The Fourth Essay
The book’s final essay, “John Stuart Mill and the Ends of Life,” looks at an individual who has drawn such lines. Mill, whose father’s teaching enabled him to read Greek at age five and to know algebra and Latin by the age of nine, established modern liberalism with the publication of On Liberty in 1859. Berlin’s study of Mill reveals the extent and expanse of the British philosopher’s contributions to the theory of liberty.
As a thinker, writer, and political leader, Mill was concerned above all with the extension of individual freedom, especially freedom of belief and speech. Time after time, he argued for the right of unpopular, even dangerous, groups and individuals to express their views freely and openly. Mill passionately believed that human society needed variety and that tolerance of the ideas of others was necessary for this variety.

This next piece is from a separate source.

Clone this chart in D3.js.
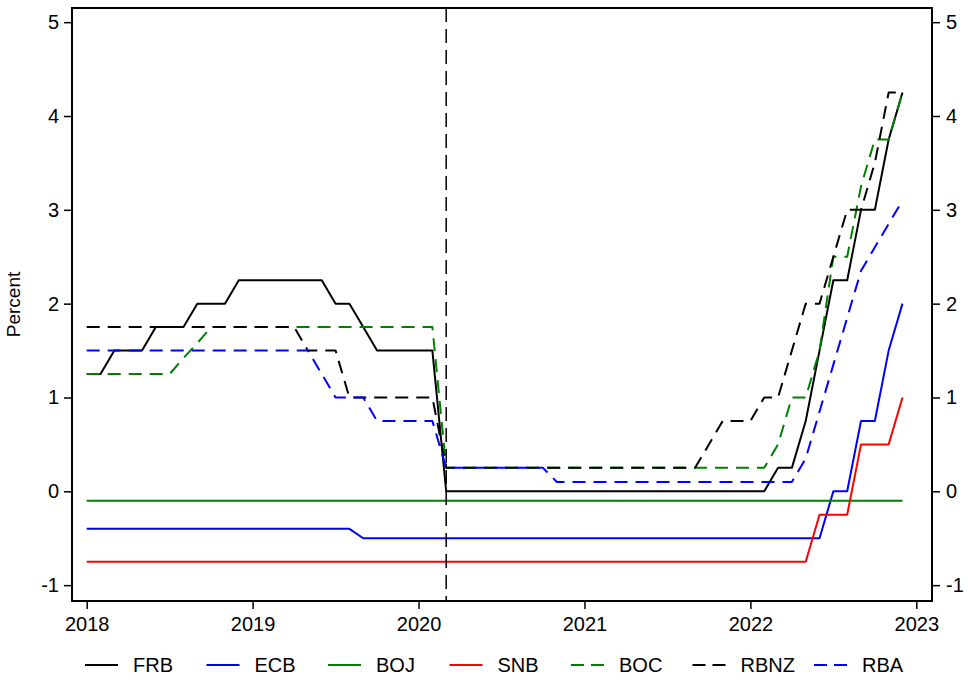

Mill believed that human beings wish to curtail the liberties of others for one of three reasons: the desire for power, a wish for conformity, and the belief that there is a single, universal answer to each important question or issue. The first two reasons are irrational, Mill argues, and the third has been proven wrong by history. History has repeatedly demonstrated that human knowledge is never complete and that different individuals, nations, or civilizations can have different goals, equally valid but not necessarily in harmony with one another.
Mill’s most important and enduring contribution, Berlin believed, was his constant, untiring insistence that it is the freedom to choose and to experiment that distinguishes human beings from the rest of nature. This, above all else, is what liberty is expected to preserve.